When this site launched in 2023, the big question about AI was: "How good is ChatGPT at writing?" In 2026, the question has shifted: "What can an AI do on its own?" The conversation has moved from AI as a sophisticated autocomplete to AI as an autonomous actor in the world. That shift is what "AI agents" means — and it's worth understanding.

What's an AI Agent, Exactly?

A language model, at its core, takes text in and produces text out. That's it. ChatGPT, Claude, Gemini — underneath all the polish, they're next-token predictors. What makes an agent different is that the model is given tools: the ability to search the web, read and write files, execute code, call APIs, click buttons in a browser. The model decides when and how to use these tools based on a goal you give it.

The result is a system that can plan, take actions in the real world, observe results, and adjust — all without you having to hold its hand through every step. You give it a task, and it figures out the steps.

What Changed to Make This Possible?

Three things came together at roughly the same time:

1. Models got much better at following instructions

Early GPT models were impressive at generating text but unreliable at doing exactly what you asked. The instruction-following models that emerged from RLHF (Reinforcement Learning from Human Feedback) — the same technique that produced ChatGPT — are dramatically more precise. When you tell a modern model "search for X, then summarize the top three results," it actually does that, step by step, rather than just writing about what that might look like.

2. Tool-use became a first-class feature

OpenAI's function-calling API (2023) and Anthropic's tool-use feature for Claude made it possible to define external functions that a model can call as part of generating a response. The model produces a structured call like {"tool": "search", "query": "latest AI news"}, the application runs the actual search, returns the results to the model, and the model continues. It's remarkably clean.

3. Context windows exploded in size

Agents need to hold a lot in mind at once — the original goal, the steps taken so far, results from tool calls, errors encountered. In 2023, context windows were around 8,000 tokens. By 2025, the flagship models had context windows of 128,000 to 200,000 tokens — enough to fit an entire codebase, a long research project, or hours of conversation history. That's what makes complex, multi-step tasks tractable.

What Can Agents Actually Do Today?

The honest answer is: quite a lot, with caveats. Here's what's working well:

  • Software development: AI coding agents (GitHub Copilot Workspace, Cursor, Claude Code) can take a task description, write code across multiple files, run tests, read error messages, and iterate until tests pass. This is probably the most mature use case today.
  • Research and synthesis: Agents that can browse the web, pull papers, summarize, and cross-reference sources have meaningfully sped up literature reviews and competitive research.
  • Data analysis: Give an agent a spreadsheet and a question; it can write and execute Python, debug its own errors, and produce an answer with visualizations.
  • Browser automation: Agents can navigate websites, fill out forms, and extract information — tasks that previously required custom scraping scripts.

The caveats are real, though. Agents are brittle in unpredictable ways. They can confidently take a wrong turn and barrel down it for many steps before realizing the mistake. Error recovery is still a weak point. Long-horizon tasks that require subtle judgment calls across many steps still require human oversight.
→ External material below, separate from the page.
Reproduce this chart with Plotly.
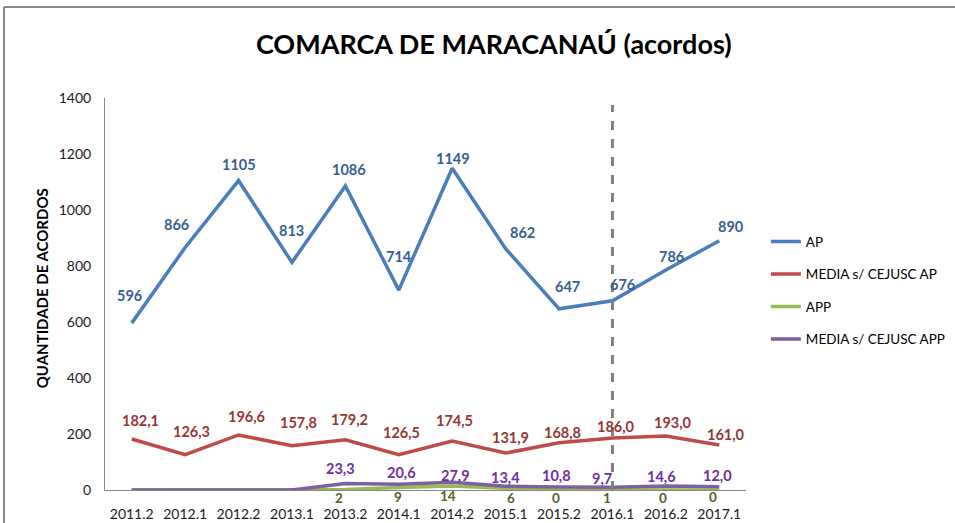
import plotly.graph_objects as go

# ---------------- data ----------------
categories = ["2011.2", "2012.1", "2012.2", "2013.1", "2013.2", "2014.1",
              "2014.2", "2015.1", "2015.2", "2016.1", "2016.2", "2017.1"]
ap = [596, 866, 1105, 813, 1086, 714, 1149, 862, 647, 676, 786, 890]
media_ap = [182.1, 126.3, 196.6, 157.8, 179.2, 126.5, 174.5, 131.9, 168.8, 186.0, 193.0, 161.0]
app = [None, None, None, None, 2, 9, 14, 6, 0, 1, 0, 0]
media_app = [None, None, None, None, 23.3, 20.6, 27.9, 13.4, 10.8, 9.7, 14.6, 12.0]
y_ticks = [0, 200, 400, 600, 800, 1000, 1200, 1400]
divider_category = "2016.1"

# ---------------- label placement (screen px offsets, style only) ----------------
ap_dx = [-2, -9, 0, 0, 4, 0, 1, 17, 8, 10, 6, 12]
ap_dy = [-28, -23, -16, -32, -16, -34, -10, -16, -22, -16, -13, -14]
map_dx = [9, 6, 8, 7, 4, 3, 2, 5, 3, 4, 7, 7]
map_dy = [-19, -23, -18, -23, -20, -22, -21, -16, -10, -11, -13, -10]
app_dx = [0, 0, 0, 0, -6, -1, -4, 5, -3, -5, -3, -6]
app_dy = [0, 0, 0, 0, 9, 10, 10, 10, 8, 8, 8, 7]
mapp_dx = [0, 0, 0, 0, -5, 3, 3, 0, -3, -10, -4, -2]
mapp_dy = [0, 0, 0, 0, -15, -12, -7, -9, -11, -9, -9, -11]

FONT = "Lato"

def fmt_int(v):
    return f"{v:d}"

def fmt_dec(v):
    return f"{v:.1f}".replace(".", ",")

series = [
    ("AP", ap, "#4A7EBB", "#376092", fmt_int, ap_dx, ap_dy, 14.5),
    ("MEDIA s/ CEJUSC AP", media_ap, "#BE4B48", "#953735", fmt_dec, map_dx, map_dy, 14.5),
    ("APP", app, "#98B954", "#4F6228", fmt_int, app_dx, app_dy, 13.5),
    ("MEDIA s/ CEJUSC APP", media_app, "#7D60A0", "#7030A0", fmt_dec, mapp_dx, mapp_dy, 14.5),
]

fig = go.Figure()
annotations = []
for i, (name, vals, lc, tc, fmt, dxs, dys, fs) in enumerate(series):
    yplot = [v if v is not None else 0 for v in vals]  # empty cells shown as zero
    fig.add_trace(go.Scatter(
        x=categories, y=yplot, mode="lines", name=name,
        line=dict(color=lc, width=3.5), cliponaxis=False,
        legendgroup=f"g{i}", hoverinfo="skip",
    ))
    for j, v in enumerate(vals):
        if v is None:
            continue
        annotations.append(dict(
            x=j, y=v, xref="x", yref="y", text=fmt(v),
            showarrow=False, xshift=dxs[j], yshift=-dys[j],
            xanchor="center", yanchor="middle", borderpad=0,
            font=dict(family=FONT, size=fs, color=tc, weight="bold"),
        ))

# y-axis title
annotations.append(dict(
    x=-0.098, y=0.515, xref="paper", yref="paper", text="QUANTIDADE DE ACORDOS",
    textangle=-90, showarrow=False, xanchor="center", yanchor="middle",
    font=dict(family=FONT, size=15, color="#000000", weight="bold"),
))

div_idx = categories.index(divider_category)
shapes = [
    # dashed divider
    dict(type="line", xref="x", yref="paper", x0=div_idx, x1=div_idx,
         y0=0, y1=0.982, line=dict(color="#808080", width=3, dash="dash"), layer="above"),
    # outer frame (top and left)
    dict(type="line", xref="paper", yref="paper", x0=-0.1576, x1=1.4, y0=1.232, y1=1.232,
         line=dict(color="#8A8A8A", width=2)),
    dict(type="line", xref="paper", yref="paper", x0=-0.1576, x1=-0.1576, y0=-0.2, y1=1.232,
         line=dict(color="#8A8A8A", width=2)),
]

fig.update_layout(
    width=955, height=523,
    margin=dict(l=105, r=209, t=98, b=33, autoexpand=False),
    paper_bgcolor="white", plot_bgcolor="white",
    font=dict(family=FONT, color="#404040"),
    title=dict(text="<b>COMARCA DE MARACANAÚ (acordos)</b>", x=0.517, xanchor="center",
               y=1 - 45 / 523, yanchor="middle", yref="container",
               font=dict(family=FONT, size=27, color="#000000")),
    showlegend=True,
    legend=dict(x=1.031, xanchor="left", y=0.673, yanchor="top",
                font=dict(family=FONT, size=13.5, color="#000000"),
                tracegroupgap=12, bgcolor="rgba(0,0,0,0)"),
    annotations=annotations,
    shapes=shapes,
)

fig.update_xaxes(type="category", range=[-0.5, len(categories) - 0.5], automargin=False,
                 showline=True, linecolor="#868686", linewidth=1, showgrid=False,
                 ticks="", ticklabelstandoff=11,
                 tickfont=dict(family=FONT, size=14, color="#1a1a1a"))
fig.update_yaxes(range=[0, 1400], tickvals=y_ticks, showline=True, linecolor="#868686",
                 linewidth=1, showgrid=False, zeroline=False, ticks="", automargin=False,
                 ticklabelstandoff=10,
                 tickfont=dict(family=FONT, size=14, color="#1a1a1a"))

fig.write_html("out.html", config={"displayModeBar": False},
               post_script="document.body.style.margin='0';")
The Shift in How We Think About AI

When AI was primarily a text-generation tool, the mental model was "AI as a very fast writer." You prompt, it writes, you edit. The human is always in the loop because every output goes through human review before anything happens.

AI agents change that model. When an agent is browsing the web, writing to a database, or sending API calls, actions happen. Some of them are irreversible. This is why so much of the current discussion in AI safety has shifted from "is the text accurate" to "is the AI taking the right actions for the right reasons." The consequences of a hallucination are very different when the output is a paragraph versus when it's a database write.

Where This Is Going

The trajectory is clear, even if the destination isn't. Models are getting better, tools are getting richer, and the infrastructure for deploying agents reliably is maturing quickly. The 2023 version of this site asked "What can AI write?" The 2026 version might reasonably ask "What can AI build on its own, end to end?"

I don't think we know the answer yet. But it's the most interesting question in technology right now. And unlike the breathless predictions that AI would write all software by 2025, the reality is more nuanced and more interesting: AI has become a genuine partner in building things, with real strengths, real limits, and a trajectory that's still pointing up.